Posted by gvix on June 27, 2006 at 5:05 PM PDT

If you have read my previous entry on a 30 second guide to using AJAX, you know that it was a surprise to me that implementing AJAX is so simple (There were other lessons in that entry too, about how much hype driven AJAX really is and why there is a whole market for AJAX that should really be the DHTML and Javascript market, but hey, I am not the complaining kind).

So, would it come as a surprise to you that my good intention of using AJAXish behavior on an existing web application turned into a nightmare of gargantuan proportions, and it had nothing to do with knowing how to use AJAX?

It had all to do with knowing when to use AJAX.

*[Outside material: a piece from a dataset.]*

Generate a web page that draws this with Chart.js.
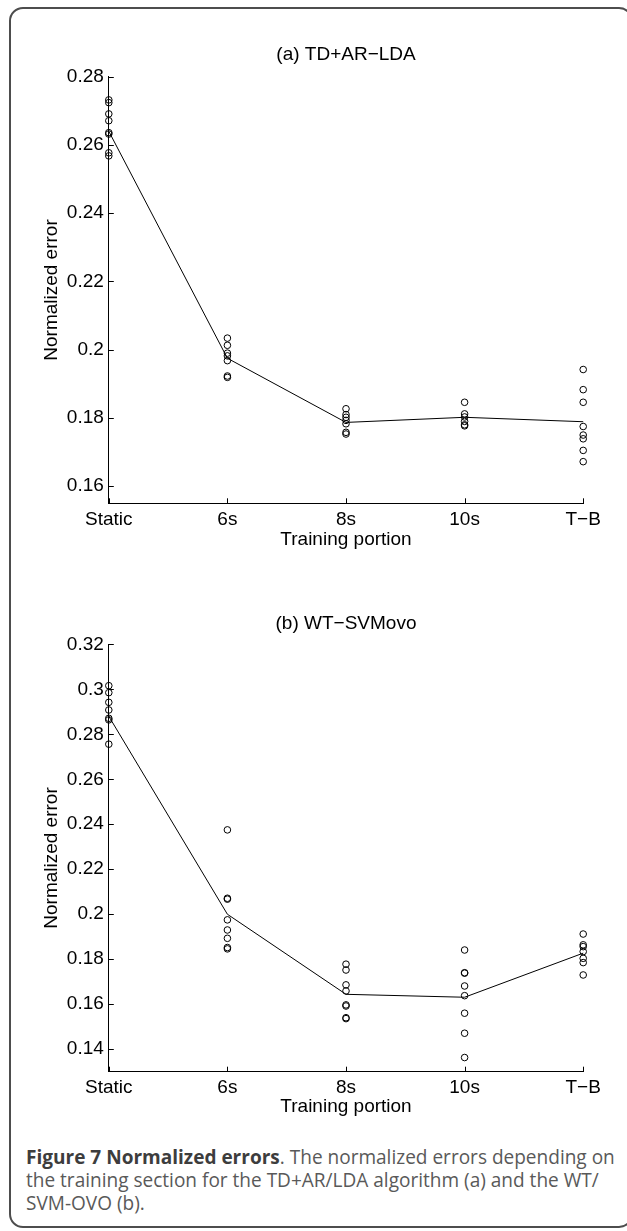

To keep this entry simple, suffice to say, that I decided to implement a Google Suggest like capability for a search field in the said web application. I was happy with the result and so was my manager and we decided to show this to the users.

They hated it.

Not just hated it, but showed a varying range of emotions including paranoia, skepticism and general hatred towards the programming geeks (OK just kidding). Sample some of the responses (You need to know Google Suggest to understand these responses):

1. Why is this page not refreshing?

2. What is this drop down and why doesn't it go away?

3. Where is my result?

4. How do I select my result?

5. Why is this thing preselecting a partial result?

6. Aren't we paying you too much?

7. This coffee you served smells weird.

(They didn't actually say the last two, but I swear they meant to).

So, lesson learned.

Users are used to a certain way the web works. They expect a page refresh. Unless the whole web changes to resemble AJAXish behavior, they won't like this mixing and matching. Confusion will reign. Do I wait for the page to refresh or will this text box magically open up? Do I click this button or do I let it be clicked for me? In short, user experience will suffer.

I am not bad mouthing AJAX. It's a cool new slant at a new web (using, I emphasize, existing technology). But that's it. It's a cool new programming technology for the programming types. Unless the actual users initiate the need for change, or the users are involved from the start and shown the possibilities and accept the changes, use AJAX in moderation. Take one bitter pill a day.